While revealing that the digital trade platform, Valcertra, would be formally launched in early 2026, he said it will serve as Nigeria’s first verified export gateway by connecting African manufacturers, farmers, and traders to global buyers in the United Arab Emirates, the United Kingdom, the United States of America, and Canada.

According to him, the platform complies with the African Continental Free Trade Area, which requires a minimum of 40 per cent local value addition for exports. The platform, he said, was being tested to gather stakeholder input ahead of its launch early next year.

He said: “Each year, African small and medium enterprises lose an estimated $38 billion in export opportunities. This is not because Africa lacks quality products or capable producers, but because trust breaks down along the trade chain through product rejections, documentation gaps, inconsistent standards, and fragmented systems. Nearly 70 per cent of African producers who attempt to export never succeed, not for lack of effort or quality, but because the pathways to global markets remain unreliable, opaque, and slow.

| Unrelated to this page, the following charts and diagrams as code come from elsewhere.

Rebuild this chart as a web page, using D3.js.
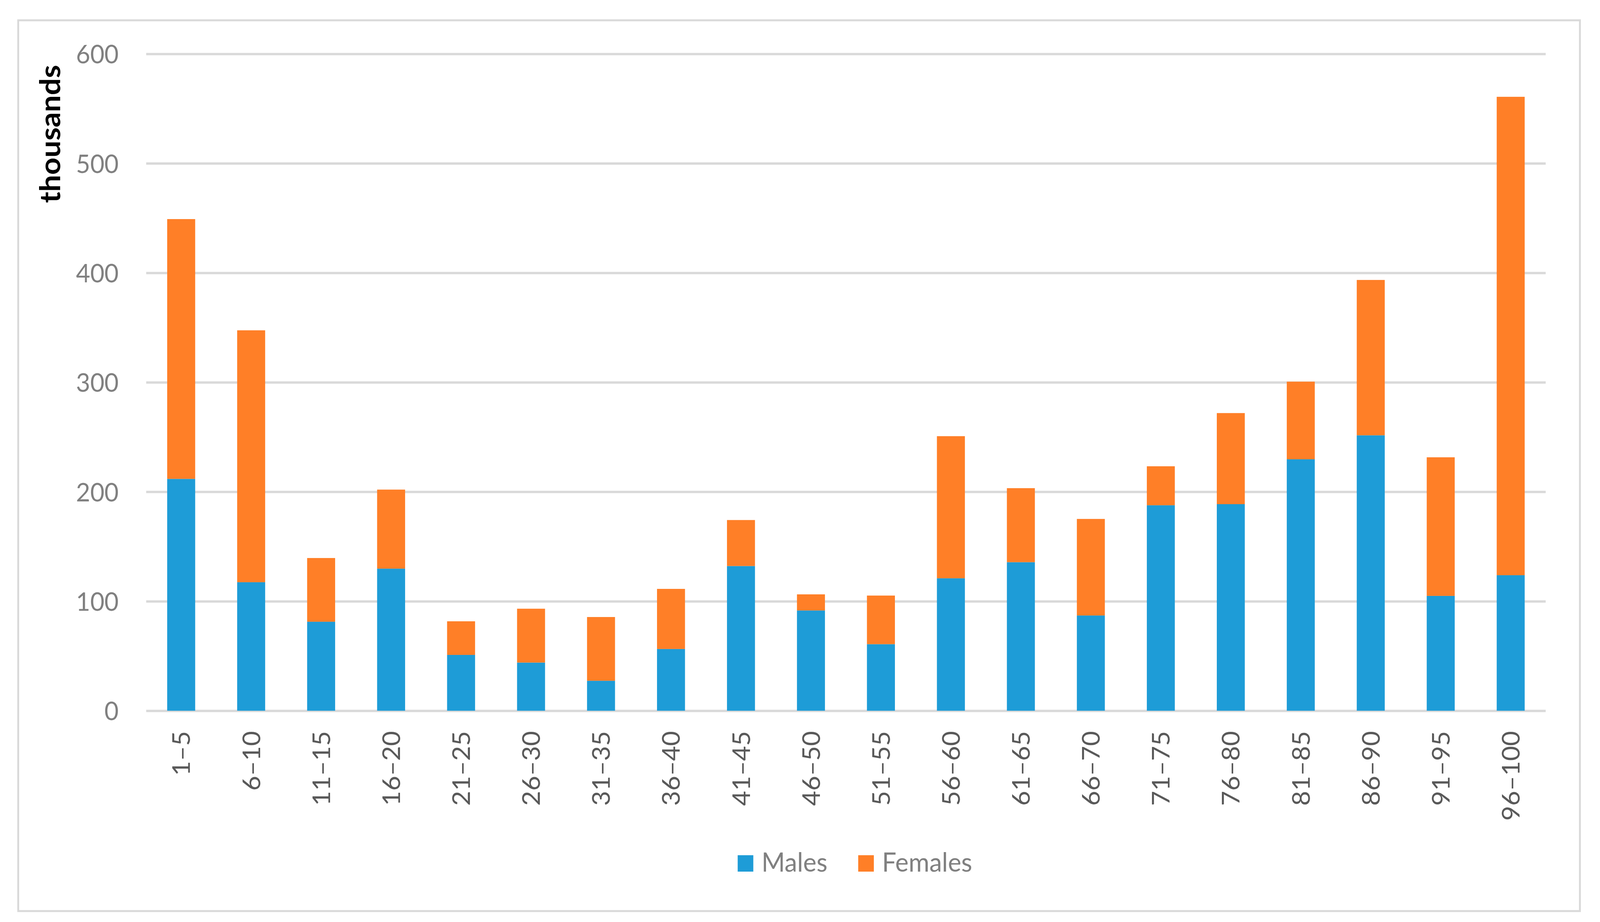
<!DOCTYPE html>
<html>
<head>
<meta charset="utf-8">
<script src="https://cdn.jsdelivr.net/npm/d3@7"></script>
<style>
  html, body { margin: 0; padding: 0; background: #fff; overflow: hidden; }
  svg { display: block; }
  text { font-family: Lato, "Open Sans", sans-serif; }
</style>
</head>
<body>
<div class="canvas"></div>
<script>
// chart values (thousands)
var ageGroups = ['1–5','6–10','11–15','16–20','21–25','26–30','31–35','36–40','41–45','46–50',
  '51–55','56–60','61–65','66–70','71–75','76–80','81–85','86–90','91–95','96–100'];
var males = [211.8,117.4,81.3,129.8,51.0,44.0,27.4,56.4,132.2,91.6,
  60.8,121.0,135.7,87.0,187.7,188.7,229.7,251.6,104.9,123.8];
var females = [237.3,230.1,58.2,72.2,30.7,49.2,58.2,54.9,42.0,14.7,
  44.4,129.8,67.6,88.2,35.6,83.2,70.9,141.9,126.6,437.0];
var yTicks = [0,100,200,300,400,500,600];
var seriesNames = ['Males','Females'];
var seriesColors = ['#1e9cd7','#ff7f27'];

// drawing is done in a 4301x2361 frame, stretched to whatever the viewport is
var W = 4301, H = 2361;
var margin = {t:138, r:146, b:541, l:393};

var svg = d3.select('.canvas')
  .append('svg')
  .attr('width', window.innerWidth || W)
  .attr('height', window.innerHeight || H)
  .attr('viewBox', '0 0 ' + W + ' ' + H)
  .attr('preserveAspectRatio', 'none');

// outer chart border
svg.append('rect')
  .attr('x', 49).attr('y', 52)
  .attr('width', 4198).attr('height', 2281)
  .attr('fill', 'none')
  .attr('stroke', '#d9d9d9')
  .attr('stroke-width', 5);

var x = d3.scaleBand()
  .domain(ageGroups)
  .range([margin.l, W - margin.r])
  .paddingInner(0.6)
  .paddingOuter(0.3);

var y = d3.scaleLinear()
  .domain([0, 600])
  .range([H - margin.b, margin.t]);

// gridlines
var grid = svg.append('g')
  .attr('transform', 'translate(' + margin.l + ',0)')
  .call(d3.axisLeft(y).tickValues(yTicks).tickSize(-(W - margin.r - margin.l)).tickFormat(''));
grid.select('.domain').remove();
grid.selectAll('line').attr('stroke', '#d9d9d9').attr('stroke-width', 6);

// y labels
var yAxis = svg.append('g')
  .attr('transform', 'translate(' + margin.l + ',0)')
  .call(d3.axisLeft(y).tickValues(yTicks).tickSize(0).tickPadding(74));
yAxis.select('.domain').remove();
yAxis.selectAll('text')
  .attr('fill', '#808080')
  .style('font-size', '66px')
  .attr('dy', '0.36em');

// stacked bars
var rows = ageGroups.map(function(g, i) {
  return {group: g, Males: males[i], Females: females[i]};
});
var stacked = d3.stack().keys(seriesNames)(rows);

svg.append('g')
  .selectAll('g')
  .data(stacked)
  .enter()
  .append('g')
  .attr('fill', function(d, i) { return seriesColors[i]; })
  .selectAll('rect')
  .data(function(d) { return d; })
  .enter()
  .append('rect')
  .attr('x', function(d) { return x(d.data.group); })
  .attr('width', x.bandwidth())
  .attr('y', function(d) { return y(d[1]); })
  .attr('height', function(d) { return y(d[0]) - y(d[1]); });

// x labels
var xAxis = svg.append('g')
  .attr('transform', 'translate(0,' + (H - margin.b) + ')')
  .call(d3.axisBottom(x).tickSize(0));
xAxis.select('.domain').remove();
xAxis.selectAll('text')
  .attr('fill', '#595959')
  .style('font-size', '66px')
  .attr('x', 0).attr('y', 0)
  .attr('dy', '0.36em')
  .attr('text-anchor', 'end')
  .attr('transform', 'translate(0,52) rotate(-90)');

// axis title
svg.append('text')
  .attr('transform', 'translate(162,343) rotate(-90)')
  .attr('text-anchor', 'middle')
  .style('font-size', '77px')
  .style('font-weight', 'bold')
  .attr('fill', '#000')
  .text('thousands');

// legend
var legendX = [1983, 2307];
var legend = svg.append('g');
seriesNames.forEach(function(name, i) {
  legend.append('rect')
    .attr('x', legendX[i]).attr('y', 2190)
    .attr('width', 42).attr('height', 42)
    .attr('fill', seriesColors[i]);
  legend.append('text')
    .attr('x', legendX[i] + 64).attr('y', 2232)
    .attr('fill', '#808080')
    .style('font-size', '68px')
    .text(name);
});
</script>
</body>
</html>
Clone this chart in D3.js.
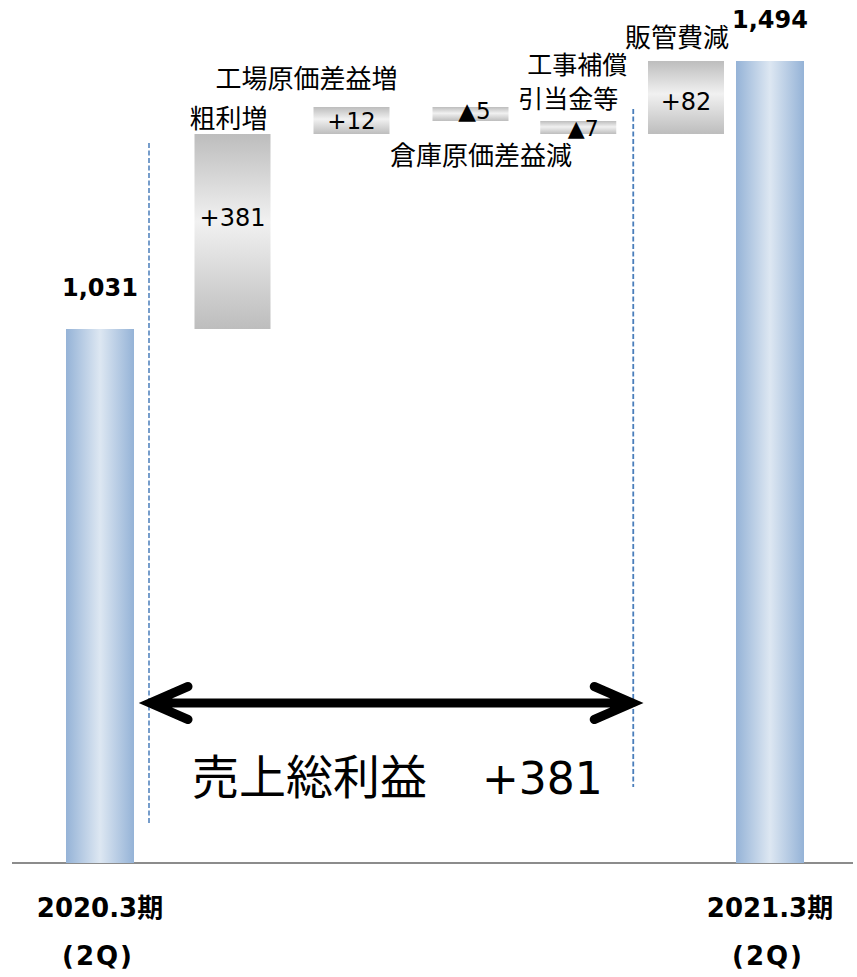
<!DOCTYPE html>
<html>
<head>
<meta charset="utf-8">
<script src="https://cdn.jsdelivr.net/npm/d3@7"></script>
<style>
  html, body { margin: 0; padding: 0; background: #fff; }
  svg { display: block; }
</style>
</head>
<body>
<svg id="chart" width="857" height="977"></svg>
<script>
// ---- data ----
const categories = ["2020.3期", "粗利増", "工場原価差益増", "倉庫原価差益減", "工事補償引当金等", "販管費減", "2021.3期"];
const kinds      = ["total", "delta", "delta", "delta", "delta", "delta", "total"];
const values     = [1031, 381, 12, -5, -7, 82, 1494];
const valueLabels = ["1,031", "+381", "+12", "▲5", "▲7", "+82", "1,494"];
const periodLabels = ["2020.3期", "2021.3期"];
const quarterLabels = ["(2Q)", "(2Q)"];
const summaryName = "売上総利益";
const summaryValue = "+381";

// ---- compute waterfall spans ----
let running = 0;
const bars = values.map((v, i) => {
  let lo, hi;
  if (kinds[i] === "total") { lo = 0; hi = v; running = v; }
  else { const start = running; running += v; lo = Math.min(start, running); hi = Math.max(start, running); }
  return { i, cat: categories[i], kind: kinds[i], value: v, lo, hi, label: valueLabels[i] };
});

const svg = d3.select("#chart");

// ---- scales ----
const x = d3.scaleLinear().domain([0, 1, 3, 5, 6]).range([100, 232.5, 470.5, 686, 770]);
const y = d3.scaleLinear().domain([0, 1031, 1412, 1419, 1424, 1494]).range([863, 329, 134, 121, 107, 61]);
const width = d => d.kind === "total" ? 68 : 76;

// ---- gradients ----
const defs = svg.append("defs");
const bg = defs.append("linearGradient").attr("id", "blueGrad").attr("x1", 0).attr("x2", 1).attr("y1", 0).attr("y2", 0);
bg.append("stop").attr("offset", "0%").attr("stop-color", "#95b3d7");
bg.append("stop").attr("offset", "50%").attr("stop-color", "#dde7f2");
bg.append("stop").attr("offset", "100%").attr("stop-color", "#95b3d7");
const gg = defs.append("linearGradient").attr("id", "grayGrad").attr("x1", 0).attr("x2", 0).attr("y1", 0).attr("y2", 1);
gg.append("stop").attr("offset", "0%").attr("stop-color", "#bdbdbd");
gg.append("stop").attr("offset", "45%").attr("stop-color", "#f1f1f1");
gg.append("stop").attr("offset", "100%").attr("stop-color", "#bdbdbd");

// ---- baseline ----
svg.append("line").attr("x1", 12).attr("x2", 853).attr("y1", y(0)).attr("y2", y(0))
  .attr("stroke", "#8c8c8c").attr("stroke-width", 2);

// ---- dashed guides ----
const dashColor = "#4a7ebb";
svg.append("line").attr("x1", x(0) + 49).attr("x2", x(0) + 49).attr("y1", 143).attr("y2", 823)
  .attr("stroke", dashColor).attr("stroke-width", 1.5).attr("stroke-dasharray", "5,2.5");
svg.append("line").attr("x1", x(4) + 55).attr("x2", x(4) + 55).attr("y1", 109).attr("y2", 787)
  .attr("stroke", dashColor).attr("stroke-width", 1.8).attr("stroke-dasharray", "5,2.5");

// ---- bars ----
svg.selectAll("rect.bar").data(bars).enter().append("rect")
  .attr("class", "bar")
  .attr("x", d => x(d.i) - width(d) / 2)
  .attr("width", d => width(d))
  .attr("y", d => y(d.hi))
  .attr("height", d => y(d.lo) - y(d.hi))
  .attr("fill", d => d.kind === "total" ? "url(#blueGrad)" : "url(#grayGrad)");

// ---- total value labels ----
const boldFont = "'DejaVu Sans', 'Noto Sans CJK JP', sans-serif";
const numFont = "'DejaVu Sans', sans-serif";
const cjkFont = "'Noto Sans CJK JP', sans-serif";
svg.selectAll("text.total").data(bars.filter(d => d.kind === "total")).enter().append("text")
  .attr("class", "total")
  .attr("x", d => x(d.i))
  .attr("y", d => y(d.hi) - 33)
  .attr("text-anchor", "middle")
  .attr("font-family", boldFont).attr("font-weight", "bold").attr("font-size", 24)
  .text(d => d.label);

// ---- delta value labels (inside bars) ----
const inDy = { 1: -14, 2: 0, 3: -3, 4: 1, 5: 4 };
const inDx = { 3: 4, 4: 5 };
const inSize = { 1: 24, 2: 23, 3: 23, 4: 22, 5: 24 };
svg.selectAll("text.delta").data(bars.filter(d => d.kind === "delta")).enter().append("text")
  .attr("class", "delta")
  .attr("x", d => x(d.i) + (inDx[d.i] || 0))
  .attr("y", d => (y(d.hi) + y(d.lo)) / 2 + (inDy[d.i] || 0))
  .attr("text-anchor", "middle").attr("dominant-baseline", "central")
  .attr("font-family", numFont).attr("font-size", d => inSize[d.i])
  .attr("fill", "#000")
  .text(d => d.label);

// ---- category labels ----
const lab = (txt, xx, yy, anchor, size) => svg.append("text")
  .attr("x", xx).attr("y", yy)
  .attr("text-anchor", anchor || "middle").attr("dominant-baseline", "central")
  .attr("font-family", cjkFont).attr("font-size", size || 26).attr("fill", "#000").text(txt);
const B = i => bars[i];
lab(categories[1], x(1) - 4, y(B(1).hi) - 18);
lab(categories[2], x(2) - 45, y(B(2).hi) - 31);
lab(categories[3], x(3) + 10.5, y(B(3).lo) + 32);
lab(categories[4].slice(0, 4), x(4) + 49, y(B(4).hi) - 58, "end", 25);
lab(categories[4].slice(4), x(4) + 40, y(B(4).hi) - 24, "end", 25);
lab(categories[5], x(5) - 9, y(B(5).hi) - 26);

// ---- period labels ----
[0, 6].forEach((idx, k) => {
  svg.append("text").attr("x", x(idx)).attr("y", y(0) + 54)
    .attr("text-anchor", "middle")
    .attr("font-family", boldFont).attr("font-weight", "bold").attr("font-size", 26)
    .text(periodLabels[k]);
  svg.append("text").attr("x", x(idx) - 2).attr("y", y(0) + 102)
    .attr("text-anchor", "middle")
    .attr("font-family", boldFont).attr("font-weight", "bold").attr("font-size", 26)
    .attr("letter-spacing", 2)
    .text(quarterLabels[k]);
});

// ---- double arrow ----
const ax1 = x(0) + 50, ax2 = x(4) + 54, ay = 703;
const arrow = d3.path();
arrow.moveTo(ax1, ay); arrow.lineTo(ax2, ay);
arrow.moveTo(ax1 + 38, ay - 16.5); arrow.lineTo(ax1, ay); arrow.lineTo(ax1 + 38, ay + 16.5);
arrow.moveTo(ax2 - 38, ay - 16.5); arrow.lineTo(ax2, ay); arrow.lineTo(ax2 - 38, ay + 16.5);
svg.append("path").attr("d", arrow.toString()).attr("fill", "none")
  .attr("stroke", "#000").attr("stroke-width", 9)
  .attr("stroke-linecap", "round").attr("stroke-linejoin", "miter");

// ---- summary label ----
const sum = svg.append("text").attr("x", 192).attr("y", 794).attr("fill", "#000");
sum.append("tspan").attr("font-family", cjkFont).attr("font-size", 47).text(summaryName);
sum.append("tspan").attr("x", 482).attr("font-family", numFont).attr("font-size", 44).text(summaryValue);
</script>
</body>
</html>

“Yet global demand for African products has never been stronger. From cocoa, shea, hibiscus, and spices to cashew, honey, ginger, leather, and crafts, buyers across Europe, the Middle East, Asia, and North America are actively seeking African products. What has been missing is a single trusted gateway that guarantees quality, compliance, traceability, and predictable delivery. That is the gap Valcertra was created to close.

“Valcertra has therefore been designed as Africa’s first full-stack trade infrastructure, purpose-built to address the systemic bottlenecks that have constrained African exports for decades”.

Representatives from the Raw Materials Research and Development Council, Bank of Industry, Nigerian Export Promotion Council, Nigeria Export Processing Zones Authority, Small and Medium Enterprises Development Agency of Nigeria (SMEDAN), AfCFTA Secretariat, as well as local manufacturers, farmers and traders attended the Business Summit.

Also speaking, the Group Head, Product Development and Innovation, Business Development Division, Bank of Industry, Dr Emmanuel Ojowuro, explained that the Bank has been supporting and promoting local businesses for over 60 years to enhance export capabilities.

He said the Bank provides financing, resources, and advisory services to Micro, Small, and Medium Enterprises (MSMEs) to ensure local production meets export standards.

Dr Ojowuro said BoI only finances products that meet required standards, stressing that funding is not given indiscriminately but strictly for goods that comply with health and export requirements.

He added that this was why Valcertra is being engaged for validation and value-adding certifications, noting that all financed businesses must meet specified standards to ensure that exported goods from the country are compliant.